The U.S. House of Representatives has been an elected and eclectic body with its membership reconstituted every two years throughout its history. The biennial term was a compromise at the Federal Constitutional Convention in 1787. The U.S. Senate, following the ratification of the Seventeenth Amendment in 1913, marked the first time since the inception of our democracy that elections were held by popular vote.

Elections are unique, and we are very fortunate and blessed to be able to exercise our right as a citizen to cast a vote toward whom we believe is best fit to serve our interest and needs for our local, regional and state communities and economies.

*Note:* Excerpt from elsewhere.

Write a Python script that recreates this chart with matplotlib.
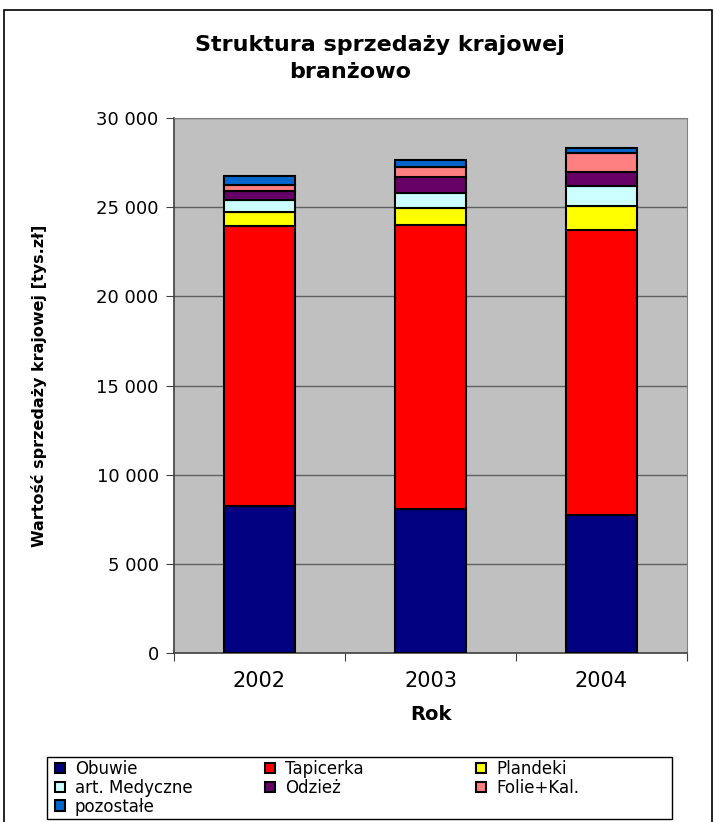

November 8, 2022, marked the 109th election that has been held by the U.S. to dually elect our representatives in the House and Senate by popular vote — the mid-term, which occurs two years after each presidential election. Elections are held for all 435 seats in the House of Representatives, and traditionally 33 or 34 seats in the Senate are in play. As a result, the membership of these two legislative chambers changes near the midpoint of a president’s four-year term of office.

Historically, the House and, at times, the Senate recreates itself after every election —pending bills expire, committee work is shelved, and new Members take their seats. Even if few new legislators win election and the party in control of the House or Senate remains the same, each session forms its own identity.

While the 2022 midterm elections are not conclusive, a balance of power is presumptively on the horizon. As of press time, according to the Associated Press, House Republicans have secured 211 seats while Democrats have retained 192, leaving 32 seats still yet to be decided. 218 seats are what is needed to serve as the majority in the House. If the balance of power shifts from the current Democratic majority to Republicans in the House, we predict Congressman G.T. Thompson (R-Pa.) will assume the helm of the House Committee on Agriculture and will serve as Chairman during the development of the 2023 Farm Bill.

Likewise, the Senate Republicans have secured a total of 49 seats (29 seats are not up for re-election) while Senate Democrats hold 48 seats (36 seats are not up for re-election). A runoff in the Georgia senate race between Raphael Warnock (D) and Herschel Walker (R) will be held December 6th. If Republicans win the majority in the Senate (still yet to be determined) we expect Sen. John Boozman (R-Ark.) to be the next Chairman of the Senate Committee on Agriculture and would serve in that capacity during the development of the next Farm Bill.

In general, Texas will have seven new Members in the House of Representatives following this election. Neither U.S. Senator John Cornyn or Ted Cruz was up for election this cycle. Statewide elected officials such as Governor Greg Abbott, Lt. Governor Dan Patrick, Attorney General Ken Paxton, Texas Comptroller Glenn Hegar and Commissioner of Agriculture Sid Miller all prevailed in their re-election bid.

We look forward to working with leadership in the next Congress to secure adequate farm policy that helps address issues such as disaster, supply chain challenges, rising input costs, and infrastructure needs.

Prior to Election Day, 5,509,094 individuals had cast their vote with a total of 17,672,143 registered voters in Texas.